If only we had died by the hand of the Lord in the land of Egypt, when we sat by the fleshpots and ate our fill of bread. (Exodus 16:3)We remember the fish that we used to eat free in Egypt, the cucumbers, the melons, the leeks, the onions, and the garlic. (Numbers 11:5)
It offers familiar securities just when the demands of freedom become most difficult.
The Golden Calf, then, is not only about idolatry. It is about the lag between revelation and readiness, between redemption and internal change, between what G‑d has done in history and what the human heart has not yet learned to sustain. It is about hysteresis, the memory of slavery within the newly freed soul.
And yet the story is not one of despair. The tablets can be broken, and the covenant can still be renewed. Egypt can remain in the heart, and the heart can still be remade. The very fact that hysteresis exists means that transformation is not instantaneous. But it does not mean transformation is impossible. It only means that redemption, if it is to become complete, must reach deeper than the event. It must reach into memory, habit, desire, and fear, until freedom is no longer merely an external condition, but an inwardly stable form of life.
Endnotes:
[1] The first Tablets are broken; G‑d then commands Moses to hew a second set—but this time Moses cuts the stone himself, while G‑d inscribes them (Exodus 34:1–4). This difference is theologically significant and maps beautifully onto the hysteresis framework: the covenant is re-established, but on revised terms that take into account the people’s demonstrated limitations. The path back to covenant is not the same as the original path to it—which is precisely what hysteresis predicts. The return loop is never identical to the outward journey. This also connects to the concept of teshuvah: the repentant path is structurally distinct from the path of original righteousness, yet it reaches the same destination.

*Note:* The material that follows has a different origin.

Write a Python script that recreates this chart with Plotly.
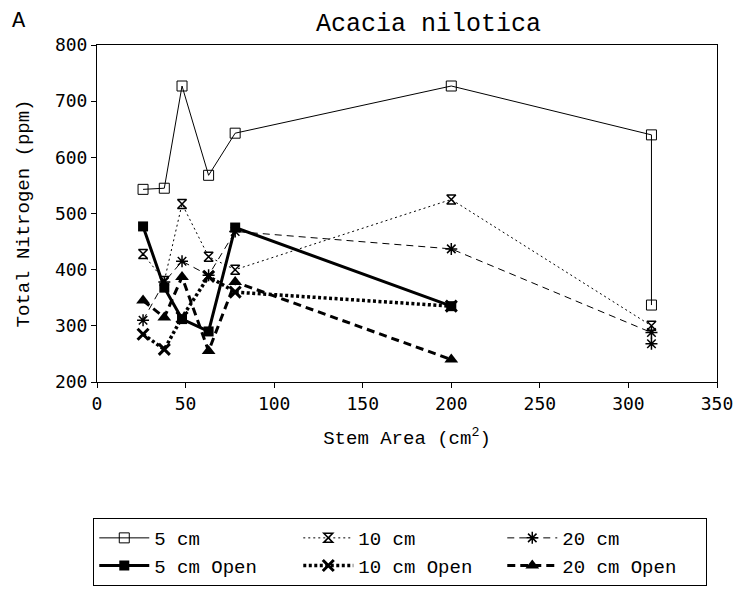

[2] The idea that the Tribe of Levi was exempt from the Sivlot Mitzrayim (the burdens of Egypt) is a standard element of Jewish tradition, explaining why they had the “energy” to remain the spiritual leadership.
- Midrash Tanchuma, Va’era 6: This source explains that Pharaoh, in his “wisdom,” did not want to interfere with the priestly class. Since the Levites were considered the “scholars” or “priests” of the Israelites, they were exempt from the corvée labor.
- Exodus Rabbah 5:16: When Moses and Aaron first approach Pharaoh, they are not working in the pits. The Midrash explains that the tribe of Levi was “free from labor.”
- Talmud, Tractate Sotah 11b: Discusses how the labor began with “soft words” and voluntary participation. The Levites, sensing the trap or being dedicated to study, never volunteered, and thus Pharaoh never legally gained “ownership” over their labor.
[3] While the general population was heavily influenced by Egyptian polytheism, the Levites are traditionally understood to have maintained their ancestral traditions.
- Sifrei Devarim 354: This Midrash explicitly states that while the Israelites in Egypt neglected the covenant of circumcision and turned to idols, the Tribe of Levi remained faithful to the “Covenant of the Fathers.”
- Maimonides (Rambam), Mishneh Torah, Laws of Idol Worship 1:3: “The root that Abraham had planted was becoming uprooted… but because of G-d’s love for us… He established the Tribe of Levi as the teachers of the way of G-d… and they never served idols.”
- Rashi on Exodus 32:26: When Moses calls out, “Whoever is for the Lord, come to me!” and all the Levites gather, Rashi notes that this was because none of them had participated in the worship of the Golden Calf, continuing their history of monotheistic fidelity from Egypt.